Recovery Drive Mystery


  1. Posts : 858
    Windows 10 Home 64-bit
       #1

    Recovery Drive Mystery


    I prepared a large capacity USB flash drive formatted with NTFS ready to create a Recovery Drive. The first two attempts took a long time before reporting there was a problem. The third attempt also took a long time but everything looked like it had worked OK. However, when I checked the Drive it had less than 1 GB used. The files on it where not at all what I expected -- all that has been created is a bootable USB drive for getting Windows to boot up.

    How could this have happened?
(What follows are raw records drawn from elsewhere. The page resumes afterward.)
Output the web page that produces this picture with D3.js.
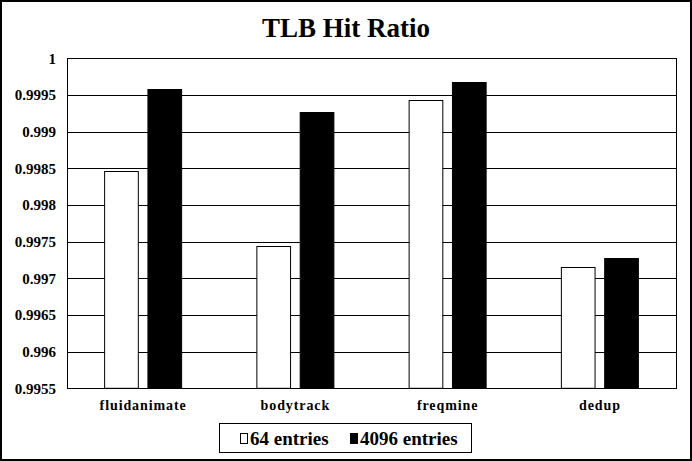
<!DOCTYPE html>
<html><head><meta charset="utf-8">
<script src="https://cdn.jsdelivr.net/npm/d3@7/dist/d3.min.js"></script>
<style>body{margin:0;background:#fff}svg{display:block}text{font-family:"Liberation Serif","Times New Roman",serif;font-weight:bold}</style>
</head><body>
<svg id="c" width="692" height="461"></svg>
<script>
const categories = ["fluidanimate","bodytrack","freqmine","dedup"];
const seriesNames = ["64 entries","4096 entries"];
const entries64 = [0.99846, 0.99744, 0.99943, 0.99715];
const entries4096 = [0.99958, 0.99927, 0.99968, 0.99728];
const yTicks = [0.9955,0.996,0.9965,0.997,0.9975,0.998,0.9985,0.999,0.9995,1];
const colors = ["#ffffff","#000000"];

const svg = d3.select("#c");
const W=692,H=461;
svg.append("rect").attr("x",1).attr("y",1).attr("width",W-2).attr("height",H-2).attr("fill","#fff").attr("stroke","#000").attr("stroke-width",2);

const L=67,R=676,T=58.3,B=388.3;
const x0=d3.scaleBand().domain(categories).range([L,R]).padding(0);
const x1=d3.scaleBand().domain(seriesNames).range([0,x0.bandwidth()]).paddingInner(0.199).paddingOuter(0.857);
const y=d3.scaleLinear().domain([0.9955,1]).range([B,T]);

// gridlines
svg.append("g").selectAll("line").data(yTicks).join("line")
 .attr("x1",L).attr("x2",R).attr("y1",d=>Math.round(y(d))+0.5).attr("y2",d=>Math.round(y(d))+0.5)
 .attr("stroke","#000").attr("stroke-width",1);

const series=[entries64,entries4096];
const g=svg.append("g");
categories.forEach((c,i)=>{
  seriesNames.forEach((s,j)=>{
    const v=series[j][i];
    g.append("rect").attr("x",x0(c)+x1(s)+0.5).attr("y",Math.round(y(v))+0.5)
     .attr("width",x1.bandwidth()-1).attr("height",B-Math.round(y(v))-0.5)
     .attr("fill",colors[j]).attr("stroke","#000").attr("stroke-width",1);
  });
});

// frame
svg.append("rect").attr("x",L+0.5).attr("y",Math.round(T)+0.5).attr("width",R-L).attr("height",Math.round(B)-Math.round(T))
 .attr("fill","none").attr("stroke","#000").attr("stroke-width",1);

// y axis
const ya=svg.append("g").attr("transform",`translate(${L},0)`)
 .call(d3.axisLeft(y).tickValues(yTicks).tickSize(0).tickPadding(11).tickFormat(d=>String(+d.toFixed(4))));
ya.select(".domain").remove();
ya.selectAll("text").attr("font-size",15).attr("fill","#000").style("font-family",'"Liberation Serif",serif').style("font-weight","bold");

// x axis
const xa=svg.append("g").attr("transform",`translate(0,${B})`)
 .call(d3.axisBottom(x0).tickSize(0).tickPadding(12));
xa.select(".domain").remove();
xa.selectAll("text").attr("font-size",14).attr("fill","#000").style("font-family",'"Liberation Serif",serif').style("font-weight","bold").attr("letter-spacing","0.9");

// title
svg.append("text").attr("x",346).attr("y",37).attr("text-anchor","middle").attr("font-size",27).text("TLB Hit Ratio");

// legend
const lg=svg.append("g");
lg.append("rect").attr("x",219.5).attr("y",423.5).attr("width",252).attr("height",29).attr("fill","#fff").attr("stroke","#000");
const lx=[240,350], tx=[250,360];
seriesNames.forEach((s,j)=>{
  lg.append("rect").attr("x",lx[j]+0.5).attr("y",433.5).attr("width",7).attr("height",10).attr("fill",colors[j]).attr("stroke","#000");
  lg.append("text").attr("x",tx[j]).attr("y",445).attr("font-size",19).text(s);
});
</script>
</body></html>
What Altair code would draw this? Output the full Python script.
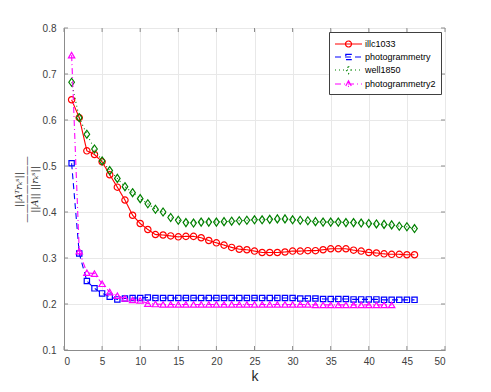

Is it the case that the bootup is a part of the Recovery Drive and that the rest of the files have failed to be installed? Is there anything I should do before I have another go, and if it happens again what should I do?
      My Computer


  2. Posts : 18,432
    Windows 11 Pro
       #2

    That's all you get when you create a recovery drive. It sounds like what you want is a system image backup, and a USB flash drive is not very well suited to handle that, an external hard drive is a much better choice for that.
      My Computer


  3. Posts : 31,644
    10 Home x64 (22H2) (10 Pro on 2nd pc)
       #3

    When you run the Recovery Media Creator to create a recovery drive there is one option, selected by default, to 'backup system files to the recovery drive'. With this option not selected, a recovery drive (for 1703) contains 506MB, consisting of the boot files and the Boot, EFI and Sources folders. The Sources folder contains one file, Boot.wim (474 MB) which is the recovery environment and utilities. This type of recovery drive boots to the recovery environment with all the repair tools, but cannot reinstall Windows. It takes a couple of minutes to create.

    A recovery drive with the system files included is NOT a backup of your system, rather it is a way to do 'factory reset' of Windows as first installed, including (if an OEM system) any OEM utilities/drivers/customizations. In addition to the Boot.wim file, the Sources Folder will hold all the files needed to reinstall Windows.

    On my standard (not an OEM) system with system files included it took about seven minutes to prepare to create the drive, then over an hour to format the USB and create the files. The recovery drive's Sources folder contained:
    Boot.wim (474 MB)
    $PBR_Diskpart.txt (1 KB)
    $PBR_ResetConfig.xml (1 KB)
    Reconstruct.WIM (3.70 GB)
    Reconstruct.WIM2 (267 MB)


    All figures taken from creating a recovery drive for Windows 10 (x64) v. 1703, os build 15063.540.
      My Computers


  4. Posts : 858
    Windows 10 Home 64-bit
    Thread Starter
       #4

    Thank you Bree, the details you provided largely clears up the 'mystery' except that I am not aware that I opted not to backup system files (the default). The list of files amounting to around 4 GB is the sort of thing I was expecting. Plus, when you refer to the Boot etc. files taking only a few minutes to create, the time taken in my attempt to create the Recovery Drive was over an hour! (despite it being a clean, formatted drive). So it seems to me that some mysteries remain.

    Anyway, I will now try again, and look out for the backup system files option to make sure it is on..
      My Computer


  5. Posts : 15,484
    Windows10
       #5

    clayto said:
    Thank you Bree, the details you provided largely clears up the 'mystery' except that I am not aware that I opted not to backup system files (the default). The list of files amounting to around 4 GB is the sort of thing I was expecting. Plus, when you refer to the Boot etc. files taking only a few minutes to create, the time taken in my attempt to create the Recovery Drive was over an hour! (despite it being a clean, formatted drive). So it seems to me that some mysteries remain.

    Anyway, I will now try again, and look out for the backup system files option to make sure it is on..
    You have to click a check box. In reality, a recovery usb is not that critical as you can create an installation usb drive.

    The recovery drive uses up to 16GB, whereas an installation drive is 4-6 GB.

    The main plus of a recovery drive is it save downloading installation files.

    Note - you have to recreate the recovery drive (or download latest installation files) after each major build upgrade (twice yearly).